Nanziri, Victoria. Отзывы на фильмы c положительными оценками

Nanziri, Victoria
Карьера Актриса
  • Любовь к резине Отзыв о фильме «Любовь к резине»

    Научная фантастика, Ужасы (Япония, 1996)

    «Любовь к резине» Шодзина Фукуи начинается как весьма мрачноватый, но несколько традиционный даже фантастический фильм о тщетных усилиях познания человеческой психики, но довольно скоро лента взорвётся симптоматичной психоделикой первого сорта тотального психоза и синематической изощренностью развёртывания казалось бы вразумительного сюжета о японских докторах Орлоффах, Мабузе и Калигари, когда на одну ложную фабулу наложится другая, а монохромный кадаврический мир утонет в кроваво-сексуальной рефлексии, бесконечной и мучительной истерии, нервических криках невыносимых страданий и ощутимой почти на физическом уровне безнарративности. Отвергая аскетизм Одзу и академизм Куросавы, Шодзин Фукуи в своей патологически болезненной «Любви к резине» плетет синефильские кружева из секса и насилия, напитываясь из источника pinku eiga, в особенности Кодзи Вакамацу, переняв лапидарную статичность последнего из классического «Эмбрион охотится тайно», и Тэруо Исии, по-своему взглянув на тему женского мученичества, но в условиях не эпохи Эдо и Токугавы, а вневременного индустриализма, низведшего человека до уровня психоматерии и биоматериала. Homo novus — homo erectus — homo technologis; такой эволюционный процесс предлагает режиссер в своем резиновом междумирье.

    Фукуи совершенно не интересует ни внутренняя природа его героев, ни даже сама суть проводимых ими экспериментов над сознанием, цель которых в перспективе развить в человеке навыки экстрасенсорики. Но вмешиваясь в дела божественные и тела им созданные, экспериментаторы в итоге оказываются на эшафоте собственной гордыни, при том, что в индустриальном мире Фукуи на Бога не уповается, не намекается даже, но и отсутствие всяких deux ex machina, по привычке детонирующих сюжет по гамбургскому счёту во имя победы разумного, доброго, вечного, говорит о том, что катарсис рождается не случайно; он вполне закономерен в мире окончательно свихнувшегося конструктивизма и технократического релятивизма. Ничего нового; Фукуи рифмует себя с ранним Кроненбергом, и не более того, только мутировавший гуманизм обрастает бородой буддизма, шаманизма и маскулинного раскалённого эротизма. Существование Эроса без Танатоса в «Любви к резине» более чем вероятно ввиду невозможности к смерти как таковой. Обычным способом, во всяком случае.

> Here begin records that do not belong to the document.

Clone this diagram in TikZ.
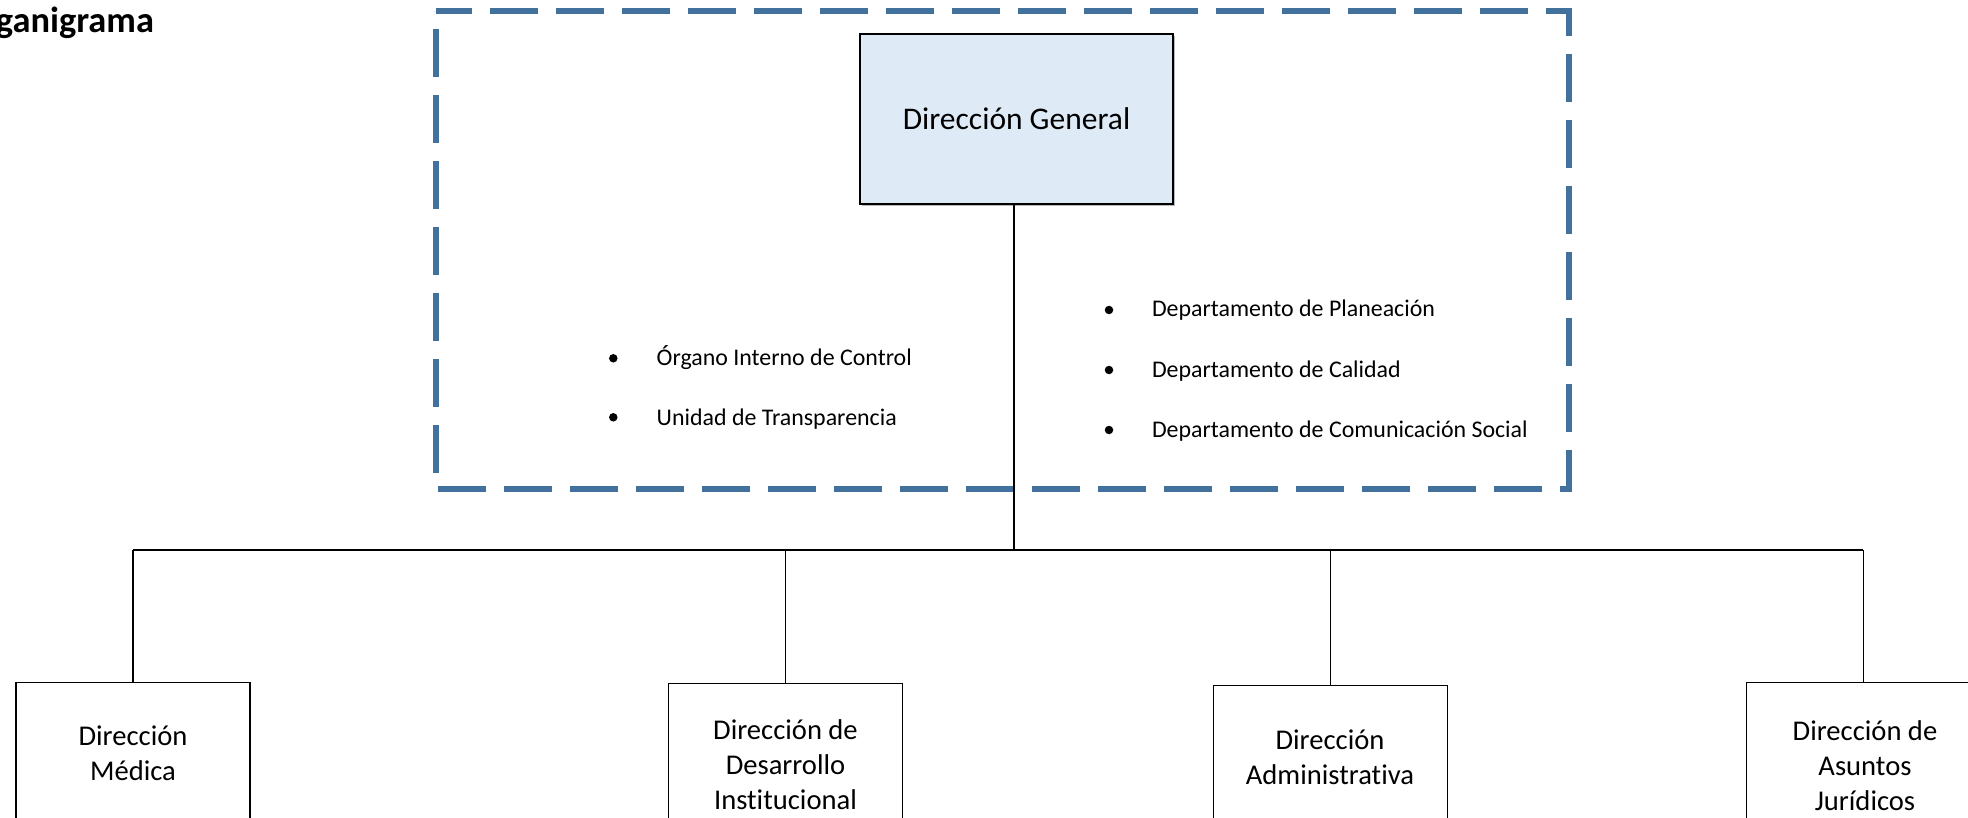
\documentclass[tikz,border=0pt]{standalone}
\usepackage{fontspec}
\setmainfont{Carlito}[Ligatures=NoCommon]
% centred lines whose baseline is the baseline of the first line
\newcommand\lineup[1]{\vtop{\halign{\hfil##\hfil\cr#1\crcr}}}
\definecolor{frameblue}{HTML}{41719C}
\definecolor{headfill}{HTML}{DEEBF7}
\begin{document}
\begin{tikzpicture}[x=1pt,y=-1pt,
  every node/.style={inner sep=0pt, outer sep=0pt},
  unitbox/.style={draw=black, line width=1.2pt, minimum width=234pt, minimum height=170pt, anchor=north},
  unittext/.style={font=\fontsize{28.6}{35}\selectfont, anchor=base},
  itemtext/.style={font=\fontsize{23.9}{29}\selectfont, anchor=base west},
  bulletdot/.style={circle, fill=black, minimum size=8.5pt},
  wire/.style={draw=black, line width=1.1pt}
]
\useasboundingbox (0,0) rectangle (1968,818);
\clip (0,0) rectangle (1968,818);

% title
\node[font=\fontsize{36.4}{44}\selectfont\bfseries, anchor=base east] (title) at (154,33) {Organigrama};

% dashed staff frame around the general direction
\draw[frameblue, line width=5.3pt, dash pattern=on 48pt off 18pt, dash phase=12pt]
  (436,11) -- (1569,11) -- (1569,489) -- (436,489) -- cycle;

% general direction
\fill[gray!55] (862,36) rectangle (1175,206);
\node[draw=black, line width=2.7pt, fill=headfill, minimum width=313pt, minimum height=170pt,
      font=\fontsize{31.5}{38}\selectfont] (dg) at (1016.5,119) {Dirección General};

% staff units, left
\node[bulletdot] (oicB) at (613.3,358.3) {};
\node[itemtext] (oic) at (656.7,365) {Órgano Interno de Control};
\node[bulletdot] (utB) at (613.3,417.3) {};
\node[itemtext] (ut) at (656.7,425) {Unidad de Transparencia};

% staff units, right
\node[bulletdot] (planB) at (1109,310) {};
\node[itemtext] (plan) at (1152,317) {Departamento de Planeación};
\node[bulletdot] (calB) at (1109,370) {};
\node[itemtext] (cal) at (1152,377) {Departamento de Calidad};
\node[bulletdot] (comB) at (1109,430) {};
\node[itemtext] (com) at (1152,437) {Departamento de Comunicación Social};

% directions
\node[unitbox] (medica) at (133,682.7) {};
\node[unitbox] (desarrollo) at (785.7,683.7) {};
\node[unitbox] (admin) at (1330.3,685.7) {};
\node[unitbox] (juridicos) at (1863.3,682.7) {};

\node[unittext] (medicaT) at (133,745) {\lineup{Dirección\cr Médica}};
\node[unittext] (desarrolloT) at (785.5,739) {\lineup{Dirección de\cr Desarrollo\cr Institucional}};
\node[unittext] (adminT) at (1330,749) {\lineup{Dirección\cr Administrativa}};
\node[unittext] (juridicosT) at (1865,740) {\lineup{Dirección de\cr Asuntos\cr Jurídicos}};

% connectors
\coordinate (hub) at (1014,550);
\draw[wire] (dg.south -| hub) -- (hub);
\draw[wire] (medica.north |- hub) -- (juridicos.north |- hub);
\foreach \b in {medica,desarrollo,admin,juridicos}
  \draw[wire] (\b.north |- hub) -- (\b.north);
\end{tikzpicture}
\end{document}
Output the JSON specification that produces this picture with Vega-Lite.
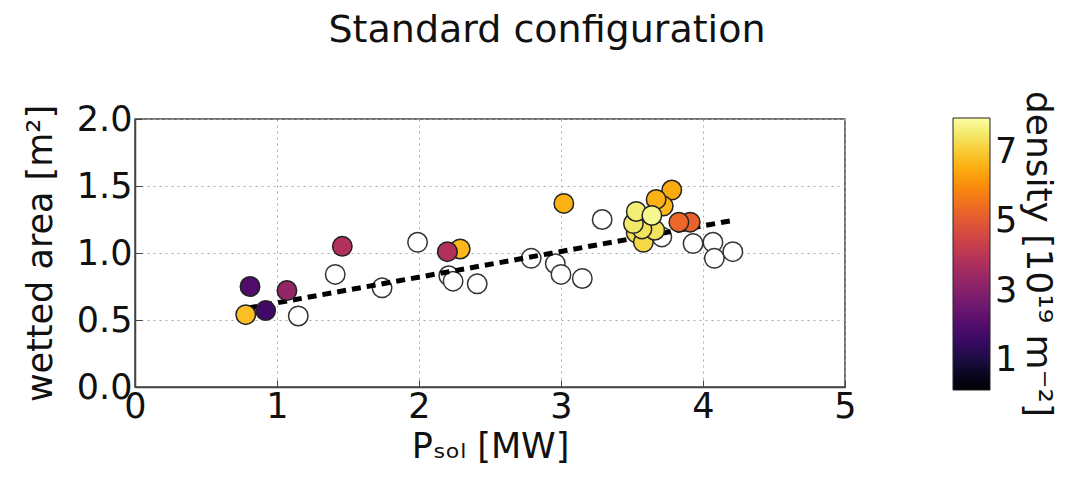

    Фильм Шодзина Фукуи по сути находится на стыке между постапокалиптической шизофренией и садомазохистской эстетикой, эстетикой не иначе как называемой «фашизмом фетишизма». Режиссёр не без продолжительного смакования любуется этой кожаной эстетикой сексуального подавления личности; Доминант для Фукуи намного интереснее его жертвы, которую связывают, приковывают проводами, пытают звуками, образами, питают наркотиками до смерти — ожившие картины ада под номером 731 кажутся невозможными, чудовищными, асоциальными и асексуальными, но для режиссёра важен этот процесс зрительской идентификации не с живым материалом, а с теми, кто этот материал переосуществляет, трансформирует в нечто противоестественное и абсолютно новое. Но эти уродливые зародыши, психотические монстры, к счастью, обречены — Фукуи не верит таки в собственноручно сотканный дигитальный утопический сон разума, умервщляя чудовищ в самом себе, в том числе.

    Если в «Пиноккио 964» ненужный искусственный голем был отторгнут своими создателями, то в «Любви к резине» зритель имеет возможность наблюдать процесс нового творения, который оказывается апокалиптическим. Любовь к резине, к искусственному и извращенному, любовь, что и не любовь вовсе, утопает, захлебываясь, в гиперреалистической рефлексии; психика человека — ящик Пандоры, и очень часто там хранятся самые зверские пыточные приспособления, коварный инструментарий власти и страсти, что идут рука об руку, как Кьеркегор и Кафка.